The groundwork for change appears to have been laid a couple of years ago.

A 2014-2016 Kentucky State Fair Board business plan and budget was produced not long after Clifford “Rip” Rippetoe began as fair board president in 2013. In it, NAILE is highlighted as one of eight areas losing money — with a $1.1 million annual deficit. A review of NAILE budget statements since 2008 shows more than $500,000 in net losses each year.

But that’s only part of the picture.

“To fulfill the Fair Board’s mission of advancing Kentucky’s economy, it is not uncommon to host events which translate into little or no revenue to the Fair Board while bringing millions into the state’s coffers,” the report reads.

Big losses

Despite that disclaimer, the fair board’s revenues have declined dramatically in recent years, adding up to a $16 million loss total for 2015 and 2016.

The report cites a variety of losses. The board lost lease income after University of Louisville’s men’s and women’s basketball teams moved from the Expo Center to the KFC Yum! Center in 2010. Another rental lease, for the Kentucky Kingdom amusement park property, was dropped after the park filed for bankruptcy. (In the past year, the park has been resurrected and the lease renewed.) The Kentucky State Fair, which runs Aug. 20 through 30 this year, also saw a 2011-2013 decline in revenue of $900,000.

In addition, the report cites rising administrative costs, including health care and pensions.

Competition for exposition space has increased in the region as well. At the same time, overall occupation rates have declined, according to the report.

The mission still holds true, Storment said, but the mounting losses, especially following the Great Recession, required action with the NAILE.

“When we got a real handle on the finances on the North American, we knew we could not maintain those kind of losses,” Storment said. “It was an effort to right the ship.”

Workman disagrees.

The losses increased after state earmarked funds were discontinued about 10 years ago, he said. At an executive committee meeting in the fall of 2013 — after Rippetoe joined the fair board — Workman said he proposed bringing someone in to focus on selling sponsorships.
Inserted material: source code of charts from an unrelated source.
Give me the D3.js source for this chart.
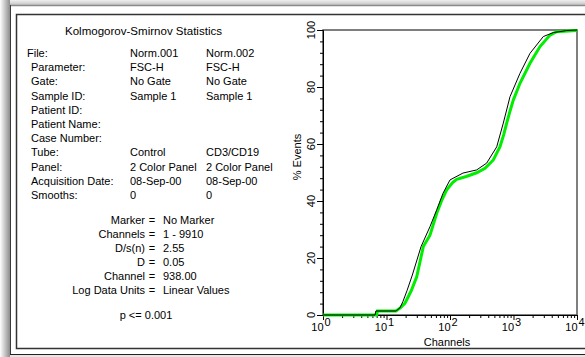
<!DOCTYPE html>
<html><head><meta charset="utf-8">
<script src="https://cdn.jsdelivr.net/npm/d3@7"></script>
<style>
html,body{margin:0;padding:0;background:#fff;}
svg{display:block;}
text{font-family:"Liberation Sans",Arial,sans-serif;font-size:11px;fill:#000;}
</style></head>
<body>
<svg id="c" width="585" height="357"></svg>
<script>
// ---- data ----
const headerLabels = ["File:", "Parameter:", "Gate:", "Sample ID:", "Patient ID:", "Patient Name:", "Case Number:", "Tube:", "Panel:", "Acquisition Date:", "Smooths:"];
const file1Values = ["Norm.001", "FSC-H", "No Gate", "Sample 1", "", "", "", "Control", "2 Color Panel", "08-Sep-00", "0"];
const file2Values = ["Norm.002", "FSC-H", "No Gate", "Sample 1", "", "", "", "CD3/CD19", "2 Color Panel", "08-Sep-00", "0"];
const statLabels = ["Marker", "Channels", "D/s(n)", "D", "Channel", "Log Data Units"];
const statValues = ["No Marker", "1 - 9910", "2.55", "0.05", "938.00", "Linear Values"];
const pText = "p <= 0.001";
const title = "Kolmogorov-Smirnov Statistics";

const yTicks = [0, 20, 40, 60, 80, 100];
const xTickExp = [0, 1, 2, 3, 4];

// cumulative % events vs channel (green = Norm.002, black = Norm.001)
const greenX = [1, 7.0, 7.2, 14.1, 16.5, 19.6, 24.5, 29.9, 38.0, 48.4, 61.8, 75, 88.8, 110, 127.5, 180, 263, 356, 481, 613, 700, 781, 880, 993, 1265, 1818, 2614, 3758, 4789, 9640, 10000];
const greenY = [0, 0, 1.4, 1.4, 2.5, 4.2, 8.5, 13.4, 24, 28, 35.7, 40.5, 43.9, 46.5, 47.6, 48.6, 49.9, 51.5, 54.4, 59.1, 63.2, 67.3, 71.5, 75.4, 81.3, 88.3, 94.2, 98.2, 99.4, 99.8, 100];
const blackX = [1, 6.6, 6.8, 14.1, 16.3, 18.2, 21, 25.5, 35, 48.4, 62, 77.6, 100, 160, 263, 378, 544, 690, 881, 1265, 1818, 2946, 4236, 6888, 10000];
const blackY = [0, 0, 1.4, 1.4, 2.5, 4.8, 8.5, 14, 24, 31, 37, 42.7, 47.4, 49.8, 50.9, 53.3, 59, 67.3, 76.6, 84.8, 91.8, 97.7, 99.1, 99.8, 100];

// ---- drawing ----
const svg = d3.select("#c");

// window frame
const defs = svg.append("defs");
const gl = defs.append("linearGradient").attr("id","gl").attr("x1","0").attr("x2","1").attr("y1","0").attr("y2","0");
gl.append("stop").attr("offset","0").attr("stop-color","#ffffff");
gl.append("stop").attr("offset","1").attr("stop-color","#8c8c8c");
const gt = defs.append("linearGradient").attr("id","gt").attr("x1","0").attr("x2","0").attr("y1","0").attr("y2","1");
gt.append("stop").attr("offset","0").attr("stop-color","#f0f0f0");
gt.append("stop").attr("offset","1").attr("stop-color","#c4c4c4");

svg.append("rect").attr("x",0).attr("y",0).attr("width",585).attr("height",5).attr("fill","url(#gt)");
svg.append("rect").attr("x",0).attr("y",0).attr("width",10).attr("height",357).attr("fill","url(#gl)");
svg.append("rect").attr("x",10).attr("y",355).attr("width",575).attr("height",2).attr("fill","#e6e6e6");
// outer frame lines
svg.append("line").attr("x1",10).attr("x2",585).attr("y1",5.5).attr("y2",5.5).attr("stroke","#8a8a8a").attr("stroke-width",1.5);
svg.append("line").attr("x1",10.5).attr("x2",10.5).attr("y1",5).attr("y2",355).attr("stroke","#3a3a3a").attr("stroke-width",1);
svg.append("line").attr("x1",10).attr("x2",585).attr("y1",354.5).attr("y2",354.5).attr("stroke","#222").attr("stroke-width",1);
// inner box
svg.append("path").attr("d","M585,14.5 H16.5 V348.5 H585").attr("fill","none").attr("stroke","#333").attr("stroke-width",1.5);

// left statistics text
svg.append("text").attr("x",65).attr("y",35).attr("textLength",157).attr("lengthAdjust","spacingAndGlyphs").text(title);
const rowY = i => 57 + i * 14.2;
headerLabels.forEach((t,i)=>{
  svg.append("text").attr("x", i===0 ? 27 : 31).attr("y", rowY(i)).text(t);
  svg.append("text").attr("x",130).attr("y",rowY(i)).text(file1Values[i]);
  svg.append("text").attr("x",206).attr("y",rowY(i)).text(file2Values[i]);
});
const statY = i => 224 + i * 14;
statLabels.forEach((t,i)=>{
  svg.append("text").attr("x",145).attr("y",statY(i)).attr("text-anchor","end").text(t);
  svg.append("text").attr("x",152).attr("y",statY(i)).attr("text-anchor","middle").text("=");
  svg.append("text").attr("x",163).attr("y",statY(i)).text(statValues[i]);
});
svg.append("text").attr("x",146).attr("y",319).attr("text-anchor","middle").text(pText);

// plot
const x = d3.scaleLog().domain([1,10000]).range([323,577]);
const y = d3.scaleLinear().domain([0,100]).range([315,30]);

// frame of plot
svg.append("rect").attr("x",323).attr("y",30).attr("width",577-323).attr("height",315-30)
  .attr("fill","none").attr("stroke","#555").attr("stroke-width",1.5);

// y axis
const yMinor = d3.range(0,101,4).filter(v=>v%20!==0);
svg.append("g").attr("transform","translate(323,0)")
  .call(d3.axisLeft(y).tickValues(yMinor).tickSize(3).tickFormat(""))
  .call(g=>{g.select(".domain").remove(); g.selectAll("line").attr("stroke","#000");});
svg.append("g").attr("transform","translate(323,0)")
  .call(d3.axisLeft(y).tickValues(yTicks).tickSize(6).tickFormat(""))
  .call(g=>{g.select(".domain").attr("stroke","#000"); g.selectAll("line").attr("stroke","#000");});
yTicks.forEach(v=>{
  svg.append("text").attr("transform",`translate(315,${y(v)}) rotate(-90)`).attr("text-anchor","middle").text(v);
});
svg.append("text").attr("transform","translate(301,157) rotate(-90)").attr("text-anchor","middle").text("% Events");

// x axis
const xMinor = [];
for (let e=0;e<4;e++) for (let m=2;m<=9;m++) xMinor.push(m*Math.pow(10,e));
svg.append("g").attr("transform","translate(0,315)")
  .call(d3.axisBottom(x).tickValues(xMinor).tickSize(3).tickFormat(""))
  .call(g=>{g.select(".domain").remove(); g.selectAll("line").attr("stroke","#000");});
svg.append("g").attr("transform","translate(0,315)")
  .call(d3.axisBottom(x).tickValues(xTickExp.map(e=>Math.pow(10,e))).tickSize(5).tickFormat(""))
  .call(g=>{g.select(".domain").attr("stroke","#000"); g.selectAll("line").attr("stroke","#000");});
xTickExp.forEach(e=>{
  const t = svg.append("text").attr("x",x(Math.pow(10,e))-2).attr("y",331).attr("text-anchor","middle");
  t.append("tspan").text("10");
  t.append("tspan").attr("dy",-5).attr("dx",1).style("font-size","11px").text(e);
});
svg.append("text").attr("x",447).attr("y",346).attr("text-anchor","middle").text("Channels");

// curves
const line = d3.line().x(d=>x(d[0])).y(d=>y(d[1]));
svg.append("path").datum(greenX.map((v,i)=>[v,greenY[i]]))
  .attr("d",line).attr("fill","none").attr("stroke","#00ee00").attr("stroke-width",3);
svg.append("path").datum(blackX.map((v,i)=>[v,blackY[i]]))
  .attr("d",line).attr("fill","none").attr("stroke","#000").attr("stroke-width",1);
</script>
</body></html>
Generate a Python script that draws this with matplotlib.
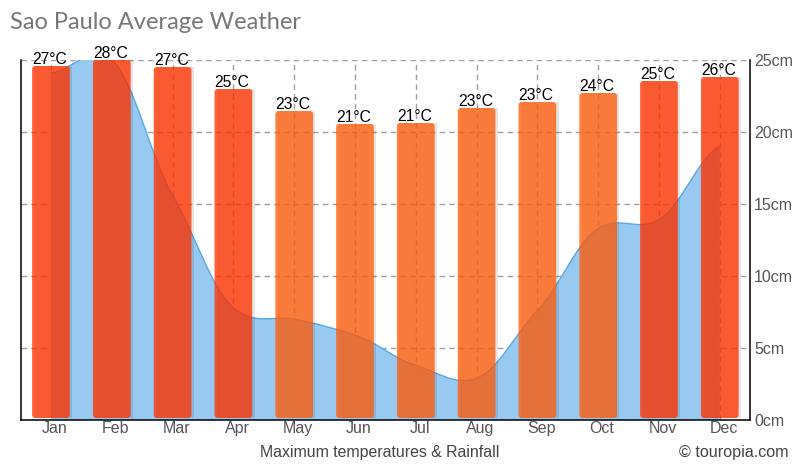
import numpy as np
from matplotlib import pyplot as plt
from matplotlib.patches import FancyBboxPatch, PathPatch
from matplotlib.path import Path
from matplotlib.transforms import ScaledTranslation

# Исходные данные
months = ['Jan', 'Feb', 'Mar', 'Apr', 'May', 'Jun', 'Jul', 'Aug', 'Sep', 'Oct', 'Nov', 'Dec']
temp = [27.4, 28.0, 27.3, 25.1, 22.9, 21.6, 21.7, 23.2, 23.8, 24.7, 25.9, 26.3]  # высота столбцов, °C
temp_labels = [27, 28, 27, 25, 23, 21, 21, 23, 23, 24, 25, 26]  # подписи над столбцами, °C
rain = [24.1, 25.0, 15.6, 7.8, 7.0, 5.9, 3.8, 2.9, 7.6, 13.3, 13.9, 19.0]  # осадки, см
x = np.arange(12)
width = 0.62  # ширина столбца
t_bottom = -7.8  # низ столбцов

plt.rcParams['font.family'] = ['Liberation Sans', 'DejaVu Sans']

fig = plt.figure(figsize=(8.1, 4.7), dpi=100)
fig.text(10 / 810, 1 - 29 / 470, 'Sao Paulo Average Weather', family='Lato', weight='normal',
         fontsize=17, color='#777777')

# График осадков
plt.axes([21 / 810, 1 - 420 / 470, 729 / 810, 360 / 470])
plt.xlim(-0.493, 11.497)
plt.ylim(0, 25)
plt.grid(True, color='#a0a0a0', linestyle=(0, (4, 3)), linewidth=1)
plt.gca().set_axisbelow(True)
plt.gca().spines['top'].set_visible(False)
for side in ['left', 'right', 'bottom']:
    plt.gca().spines[side].set_linewidth(1.1)
rain_ax = plt.gca()

# Сглаженная кривая по значениям осадков
verts = [(x[0], rain[0])]
codes = [Path.MOVETO]
for i in range(11):
    d0 = (rain[i + 1] - rain[max(i - 1, 0)]) * 0.15
    d1 = (rain[min(i + 2, 11)] - rain[i]) * 0.15
    verts += [(x[i] + 0.36, rain[i] + d0), (x[i + 1] - 0.36, rain[i + 1] - d1), (x[i + 1], rain[i + 1])]
    codes += [Path.CURVE4, Path.CURVE4, Path.CURVE4]
line = Path(verts, codes)
area = Path(verts + [(x[11], 0), (x[0], 0), (x[0], rain[0])], codes + [Path.LINETO, Path.LINETO, Path.LINETO])
plt.gca().add_patch(PathPatch(area, facecolor='#98c9f0', edgecolor='none', zorder=2))
plt.gca().add_patch(PathPatch(line, facecolor='none', edgecolor='#5aa9e0', linewidth=1, zorder=3))

# График температур
plt.twinx()
plt.ylim(-8, 28)
plt.yticks([])
plt.gca().patch.set_visible(False)
for side in ['top', 'left', 'right', 'bottom']:
    plt.gca().spines[side].set_visible(False)
aspect = 60.8 / 10  # пикселей на единицу x / пикселей на единицу y
for i in range(12):
    color = (1, 0.2, 0) if temp_labels[i] >= 25 else (1, 0.37, 0.05)
    plt.bar(x[i] + 0.04, temp[i] - t_bottom, width, bottom=t_bottom, color='black', alpha=0.1, zorder=2)
    plt.gca().add_patch(FancyBboxPatch((x[i] - width / 2, t_bottom), width, temp[i] - t_bottom,
                                       boxstyle='round,pad=0,rounding_size=0.05',
                                       mutation_aspect=aspect,
                                       facecolor=color, edgecolor='none', alpha=0.78, zorder=3))
    plt.text(x[i] - 0.02, temp[i] - 0.1, f'{temp_labels[i]}°C', ha='center', va='bottom', fontsize=11.3,
             color='black', zorder=4, clip_on=False)

# Подписи осей
rain_ax.set_xticks(x, months, fontsize=11.5, color='#555555')
rain_ax.set_yticks([0, 5, 10, 15, 20, 25], ['0cm', '5cm', '10cm', '15cm', '20cm', '25cm'], fontsize=11.5, color='#555555')
rain_ax.yaxis.tick_right()
rain_ax.tick_params(axis='x', length=0, pad=1)
rain_ax.tick_params(axis='y', length=0, pad=3, right=False, labelright=True, left=False, labelleft=False)
for label in rain_ax.get_xticklabels():
    label.set_transform(label.get_transform() + ScaledTranslation(0.04, 0, fig.dpi_scale_trans))

fig.text(380 / 810, 1 - 457 / 470, 'Maximum temperatures & Rainfall', ha='center', fontsize=11.4, color='#444444')
fig.text(789 / 810, 1 - 457 / 470, '© touropia.com', ha='right', fontsize=11.6, color='#444444')

# Вывод графиков
plt.savefig('out.png', dpi=100)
The 2014-2016 fair board business plan proposes selling sponsorship to increase revenue for the NAILE as well.

To date, no substantial steps have been taken to follow up on his proposal, Workman said.

“The bottom line is there’s still a deficit, and there doesn’t have to be,” he said.

Meeting planned

Pendleton was on hand for the meeting between the Kentucky State Fair Board and the NAILE executive committee, which was held after press time on Aug. 11. He said last week he hoped to see resolution to the controversy.

“You’ve got to be adults and sit down and talk through it,” he said.

The NAILE posted an Aug. 5 open letter to the livestock industry, signed by Rippetoe, on its website and on its Facebook page.

“I want to assure you that the Kentucky State Fair Board fully supports NAILE and is committed to insuring continuity for the world’s large purebred livestock exposition,” the letter states.

Storment said Rippetoe has met with livestock representatives in recent days to assuage fear about the future of the expo.

“The people he’s met with so far have been favorable,” she said.

Brock isn’t convinced.

“We may very well be looking at the last year of the largest livestock exposition on earth,” he said.